I could hardly believe what I was reading when I discovered that children as young as 12 years old were being influenced to drink because of living in areas with a high density of liquor outlets.

This was the deduction of a study recently conducted into 10,000 high school students who were also found to be buying alcohol illegally by themselves from takeaway liquor stores.

According to the study children between 12 and 14 who live close by to many takeaway liquor outlets are particularly more at risk of drinking than their counterparts with fewer liquor outlets in their neighbourhood.

This raised a few issues for me, firstly why wasn’t responsible service of alcohol being practiced at these outlets? Secondly why aren’t authorities policing responsible service of alcohol more closely to hold outlets accountable who sell liquor to teens?

According to the study’s lead researcher Bosco Rowland of Deakin University, children living near more liquor shops are more likely to drink as it becomes more normalised and acceptable to them. He goes on to explain:

Bottlos lead kids to drink  study   Newcastle Herald‘‘Of course if kids are going to consume alcohol they need access to alcohol,’’ he said. ‘‘But if you have got more outlets you have also got more advertising and more exposure.’’

He said the majority of teenagers who were drinking in his study were given the alcohol by an adult, with children who had parents born overseas less likely to drink.

‘‘There has been this culture in Australia that you initiate kids to alcohol at an early age, and if you go back 10 or 15 years that’s what would be promoted,’’ he said.


The Study which was published in the journal Addictive Behaviours revealed that a scary 62 per cent of Victorian teenagers say they have friends who use drugs.

According to a research fellow from the National Drug and Alcohol Research Centre, Michael Livingston, limiting the number of takeaway liquor outlets in NSW was difficult and had increased by 26 per cent over the past decade.

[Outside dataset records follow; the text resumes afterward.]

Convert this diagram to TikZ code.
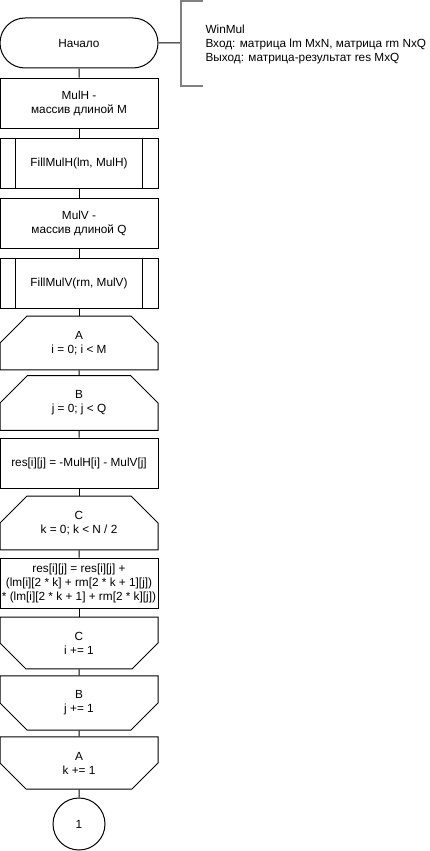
\documentclass[tikz,border=0pt]{standalone}
\usepackage{fontspec}
\setmainfont{Liberation Sans}
\usetikzlibrary{shapes.misc}

\begin{document}
\begin{tikzpicture}[x=1pt,y=-1pt,
		font=\fontsize{11.8}{14}\selectfont,
		line width=1pt,
		block/.style={draw, rectangle, minimum width=158pt, minimum height=50pt, inner sep=0pt, align=center},
		term/.style={block, rounded rectangle},
		loopbeg/.style={block, chamfered rectangle, chamfered rectangle corners={north west,north east}, chamfered rectangle xsep=20pt, chamfered rectangle ysep=15pt},
		loopend/.style={block, chamfered rectangle, chamfered rectangle corners={south west,south east}, chamfered rectangle xsep=20pt, chamfered rectangle ysep=15pt},
		conn/.style={draw, circle, minimum size=52pt, inner sep=0pt}]
		\useasboundingbox (0,0) rectangle (429,851);
		% start and comment
		\node[term] (start) at (79,43) {Начало};
		\coordinate (brk) at (181,43);
		\draw (start) -- (brk);
		\draw[gray, line width=2pt] (203,1) -- (181,1) -- (181,86) -- (203,86);
		\node[anchor=west, align=left, inner sep=2pt] (info) at (203,44) {WinMul\\Вход: матрица lm MxN, матрица rm NxQ\\Выход: матрица-результат res MxQ};
		% arrays
		\node[block] (mulh) at (79,103) {MulH -\\массив длиной M};
		\node[block] (fillh) at (79,163) {FillMulH(lm, MulH)};
		\draw ([xshift=16pt]fillh.north west) -- ([xshift=16pt]fillh.south west);
		\draw ([xshift=-16pt]fillh.north east) -- ([xshift=-16pt]fillh.south east);
		\node[block] (mulv) at (79,223) {MulV -\\массив длиной Q};
		\node[block] (fillv) at (79,283) {FillMulV(rm, MulV)};
		\draw ([xshift=16pt]fillv.north west) -- ([xshift=16pt]fillv.south west);
		\draw ([xshift=-16pt]fillv.north east) -- ([xshift=-16pt]fillv.south east);
		% loops
		\node[loopbeg] (abeg) at (79,343) {A\\i = 0; i < M};
		\node[loopbeg] (bbeg) at (79,403) {B\\j = 0; j < Q};
		\node[block] (init) at (79,463) {res[i][j] = -MulH[i] - MulV[j]};
		\node[loopbeg] (cbeg) at (79,523) {C\\k = 0; k < N / 2};
		\node[block] (body) at (79,583) {res[i][j] = res[i][j] +\\(lm[i][2 * k] + rm[2 * k + 1][j])\\* (lm[i][2 * k + 1] + rm[2 * k][j])};
		\node[loopend] (cend) at (79,643) {C\\i += 1};
		\node[loopend] (bend) at (79,703) {B\\j += 1};
		\node[loopend] (aend) at (79,763) {A\\k += 1};
		\node[conn] (c1) at (79,824) {1};
		% connectors
		\foreach \a/\b in {start/mulh, mulh/fillh, fillh/mulv, mulv/fillv, fillv/abeg, abeg/bbeg, bbeg/init, init/cbeg, cbeg/body, body/cend, cend/bend, bend/aend, aend/c1}
			\draw (\a) -- (\b);
	\end{tikzpicture}
\end{document}
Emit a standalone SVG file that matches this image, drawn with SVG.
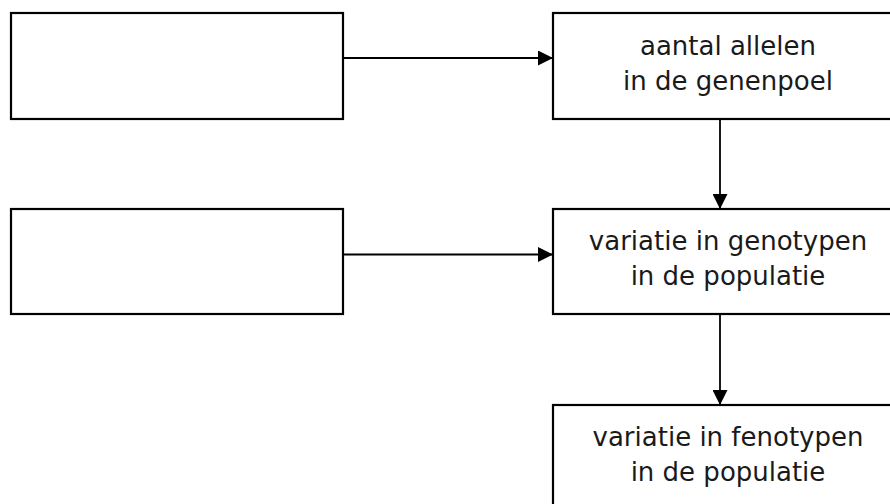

As he explains over the last few years the emphasis has mostly been on promoting the industry rather than its effect on young people, so authorities have been winding back a range of restrictions which facilitated the growth of a number of alcohol venues and small bars. Obviously many of these “new” outlets and venues are ignoring the duty according to responsible service of alcohol standards which is contributing to the problem.

Livingston found that population increases had not kept pace with increases in takeaway outlets, bars and pubs.

The article on went on to explain:

University of Newcastle professor Kypros Kypri said the proportion of teenagers the study identified getting away with buying alcohol was concerning.

‘‘The fact that 19per cent [of 17-year-olds] can buy alcohol and 13per cent of 16-year-olds is really a worry,’’ he said. ‘‘That suggests the law isn’t being enforced properly.’’

However, the study did not find the same effect of outlet density on drinking among older teenagers, which Professor Kypri said may not be supported by further analysis.

His own research among New Zealand university students had found outlet density, defined in relation to a person’s house, rather than to their local government area as was used in this study, had found such a link.